The Army had dragged him halfway across this land – and then he sort of ‘abandoned’ us – using his paycheck overseas and leaving us to survive on the Army’s housing allowance. My mom had to take in sewing just to make ends meat . . .
So our neighbors invited us not only ‘over’ – but over to their parent’s dinner party – year in and out. They were our friends, and their mom was one of the best. She was more ‘mom’ to us than our own mom sometimes – smile as bright as the Southern sun, a big hug and a kiss for the children she’d come to meet – a pretty woman, a real Southern belle, albeit of a rural kind.
Once upon a time I had a man-servant. (Really – I did, up until I had to get rid of him cuz’ my wife was moving in . . .). We were so poor we caught a chicken once – one of those wood chickens you see on occasion in the South – a tough old scrawny bird, a rooster no less – and it was about this time of year . . .
and using a bread knife (the only one we got) we sawed his head off – me holding him by one wing and the tail, my friend by the other as I sawed at his throat – going at it while he croaked and clucked, feather flying . . .

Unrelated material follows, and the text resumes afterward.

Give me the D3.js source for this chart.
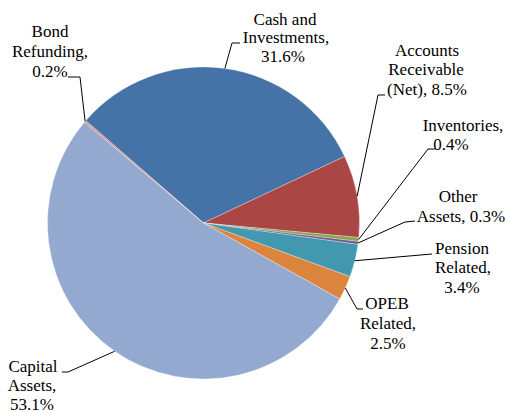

Toughest bird I ever ate in my life.
And yet we called that “Thanksgiving”. I know we gave thanks for that bird. We were starving so bad our dog ‘Trash’ was starting to look good – and we had to thank him, too, giving him a bit of that bird cuz’ he’d been the one who cornered it and alerted us to its presence in the yard . . .
Military Thanksgivings – my heart goes out to the soldiers. You know the ones: the ones standing guard right now! – sitting in some foxhole right now – waiting for some enemy to come. Uncomfortable, breathing dust – maybe cold as hell. Eyes stinging. A can of cold C-rats in my age, MRE’s in yours – those might go far in filling an empty belly, but they can’t fill that cold gap in your soul. You might sit there – watching over some empty desert – thinking about things back home; how warm and wonderful the meals were . . .
Many the time as a kid (and later on as an adult Marine) – I ate my fair share of Thanksgiving and Christmas dinners on a cold plate or (if I was lucky) at the mess hall. That compressed stuff – gives off a nice odor when it’s steaming, but its compressed meat, not a bone to be found . . . green beans out of a can, the Army cooks doing the best they can . mashed potatoes served up by the yard. Of course it comes in boxes, all nicely dehydrated into flake (which you can use as fake ‘snow’ when you’re in a pinch, just don’t let the rain fall in it – it gets gummy as hell).
I used to dread eating at one mess hall. The food was so bad (even by Marine Corps standards) that I lost 35 pounds over a series of months. There were cockroaches in the eggs, and the corned beef was all fat . . . the cook had a fondness for curry which he put in everything. Even the SOS was bad – and that’s saying a lot. (If you’re military you know what I mean.)
We used to pick the worms out of the salad (at some mess halls) all the while exclaiming our appreciation for the addition of “extra meat”. . .
So . . . when you’re sitting down this Thanksgiving (wherever you are) – or just celebrating this Harvest season . . .
whether you’re some soldier in a dusty hole, or sitting down at a table for a good feed . . .
or a family who’s father is far, far away from home – and you find you are celebrating ‘alone’ – far from family of your own . . . in some neighborhood you know nothing about . . . or maybe all alone . . .
I hope I’ve given you something to think about, give thanks, too.